Os ambiciosos esforços dos EUA, em nome do contraterrorismo, incluíram a tentativa de mudança de regimes no Oriente Médio e de conquistar a simpatia dos muçulmanos – um tiro que saiu pela culatra. A ocupação prolongada no Afeganistão, por exemplo, acabou com os vestígios de simpatia dos primeiros anos após a invasão dos EUA e a queda do Taleban. No Iraque, o efeito foi o contrário ao esperado: a invasão produziu insurgência e fez surgir o Estado Islâmico.

Para a maioria dos analistas, o principal erro da Guerra ao Terror foi não definir um inimigo específico. Esse erro, que perduraria nos governos Bush, Obama e Trump, garantiu que o conflito se espalhasse e tivesse uma duração indefinida.

“Tendo abandonado o conceito de guerra contra uma organização terrorista específica, os americanos nunca seriam capazes de concordar sobre quando ela poderia ser vencida. Se houve um momento em que a guerra estava conceitualmente condenada, foi este”, afirma o escritor Spencer Ackerman, autor de O Reinado do Terror, livro sobre como a era do combate ao terrorismo ajudou a moldar a política americana.

Apesar do erro inicial, os EUA ainda tiveram muitas oportunidades – como a morte de Bin Laden, em 2011 – para declarar vitória e trazer suas tropas de volta.
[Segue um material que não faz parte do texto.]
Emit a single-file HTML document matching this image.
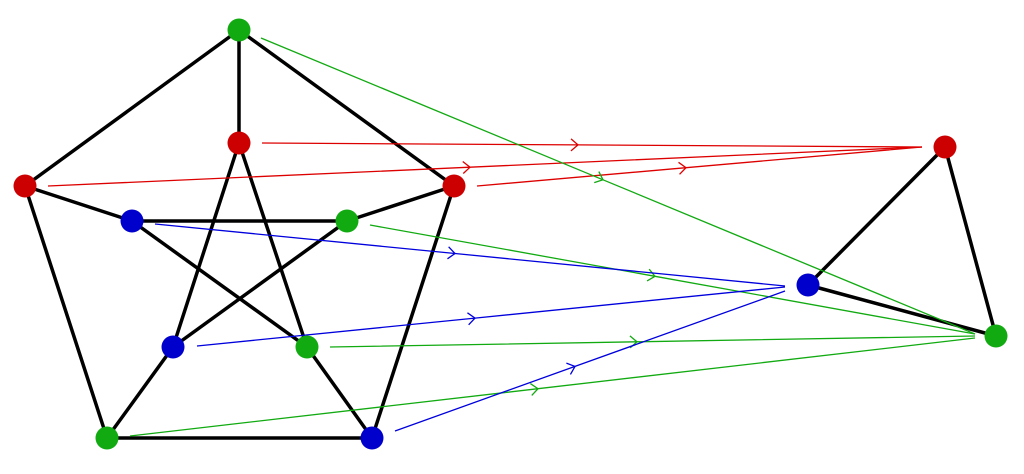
<!DOCTYPE html>
<html><head><meta charset="utf-8"><style>html,body{margin:0;padding:0;background:#fff;}svg{display:block}</style></head>
<body>
<svg width="1024" height="474" viewBox="0 0 1024 474" xmlns="http://www.w3.org/2000/svg">
<defs>
<marker id="ar" markerUnits="userSpaceOnUse" markerWidth="20" markerHeight="20" refX="0" refY="0" viewBox="-10 -10 20 20" orient="auto"><path d="M-7,-6 L0,0 L-7,6" fill="none" stroke="#d00" stroke-width="1.3"/></marker>
<marker id="ag" markerUnits="userSpaceOnUse" markerWidth="20" markerHeight="20" refX="0" refY="0" viewBox="-10 -10 20 20" orient="auto"><path d="M-7,-6 L0,0 L-7,6" fill="none" stroke="#1a1" stroke-width="1.3"/></marker>
<marker id="ab" markerUnits="userSpaceOnUse" markerWidth="20" markerHeight="20" refX="0" refY="0" viewBox="-10 -10 20 20" orient="auto"><path d="M-7,-6 L0,0 L-7,6" fill="none" stroke="#00d" stroke-width="1.3"/></marker>
</defs>
<g stroke="#000" stroke-width="3.5" fill="none">
<line x1="239" y1="30" x2="25" y2="186"/>
<line x1="239" y1="30" x2="454" y2="186"/>
<line x1="25" y1="186" x2="107" y2="438"/>
<line x1="454" y1="186" x2="372" y2="438"/>
<line x1="107" y1="438" x2="372" y2="438"/>
<line x1="239" y1="30" x2="239" y2="143"/>
<line x1="25" y1="186" x2="132" y2="221"/>
<line x1="454" y1="186" x2="347" y2="221"/>
<line x1="107" y1="438" x2="173" y2="347"/>
<line x1="372" y1="438" x2="307" y2="347"/>
<line x1="239" y1="143" x2="173" y2="347"/>
<line x1="239" y1="143" x2="307" y2="347"/>
<line x1="132" y1="221" x2="347" y2="221"/>
<line x1="132" y1="221" x2="307" y2="347"/>
<line x1="347" y1="221" x2="173" y2="347"/>
<line x1="945" y1="147" x2="808" y2="285"/>
<line x1="945" y1="147" x2="996" y2="336"/>
<line x1="808" y1="285" x2="996" y2="336"/>
</g>
<g fill="none" stroke-width="1.3">
<polyline stroke="#d00" marker-mid="url(#ar)" points="262,143 578,144.9 922,147"/>
<polyline stroke="#d00" marker-mid="url(#ar)" points="48,186 470,167.2 922,147"/>
<polyline stroke="#d00" marker-mid="url(#ar)" points="477,186 686,167.7 922,147"/>
<polyline stroke="#1a1" marker-mid="url(#ag)" points="261,38 603,179.8 975,334"/>
<polyline stroke="#1a1" marker-mid="url(#ag)" points="370,225 655,276.3 975,334"/>
<polyline stroke="#1a1" marker-mid="url(#ag)" points="330,347 637,341.8 975,336"/>
<polyline stroke="#1a1" marker-mid="url(#ag)" points="130,436 538,388.7 975,338"/>
<polyline stroke="#00d" marker-mid="url(#ab)" points="155,224 455,253.5 785,286"/>
<polyline stroke="#00d" marker-mid="url(#ab)" points="197,346 475,318.1 785,287"/>
<polyline stroke="#00d" marker-mid="url(#ab)" points="395,431 575,366.4 785,291"/>
</g>
<g>
<circle cx="239" cy="30" r="11.5" fill="#1a1"/>
<circle cx="239" cy="143" r="11.5" fill="#c00"/>
<circle cx="25" cy="186" r="11.5" fill="#c00"/>
<circle cx="454" cy="186" r="11.5" fill="#c00"/>
<circle cx="132" cy="221" r="11.5" fill="#00c"/>
<circle cx="347" cy="221" r="11.5" fill="#1a1"/>
<circle cx="173" cy="347" r="11.5" fill="#00c"/>
<circle cx="307" cy="347" r="11.5" fill="#1a1"/>
<circle cx="107" cy="438" r="11.5" fill="#1a1"/>
<circle cx="372" cy="438" r="11.5" fill="#00c"/>
<circle cx="945" cy="147" r="11.5" fill="#c00"/>
<circle cx="808" cy="285" r="11.5" fill="#00c"/>
<circle cx="996" cy="336" r="11.5" fill="#1a1"/>
</g>
</svg>
</body></html>
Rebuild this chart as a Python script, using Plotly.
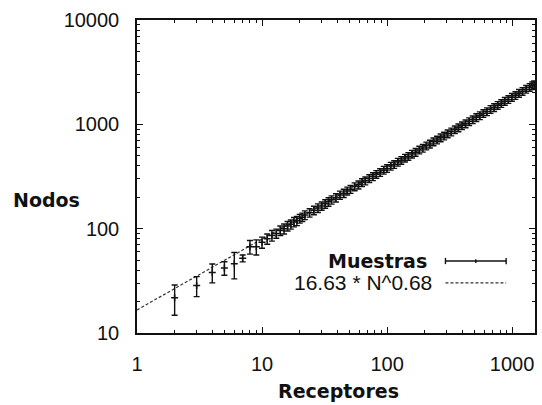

Mas Bush e seus sucessores desperdiçaram as chances. De acordo com Ackerman, eles repetiram outro erro conceitual: não conseguiram reconhecer como as ações dos EUA no exterior iriam inevitavelmente repercutir, produzindo cada vez mais inimigos.

“As muitas políticas díspares da Guerra ao Terror, implementadas nos últimos 20 anos, exibiam um elemento fundamental e nocivo: todas tinham como premissa a visão de que muçulmanos, e não brancos em geral, eram saqueadores, alienígenas, vindos de civilizações hostis”, afirma Ackerman. “As feridas que a Guerra ao Terror infligiu à democracia e ao Estado de Direito dos EUA, por meio de políticas como a normalização da tortura, o uso de ataques de drones, a vigilância em massa de dados de comunicações e a vasta expansão de poder presidencial serão difíceis de curar.” As informações são do jornal O Estado de S. Paulo.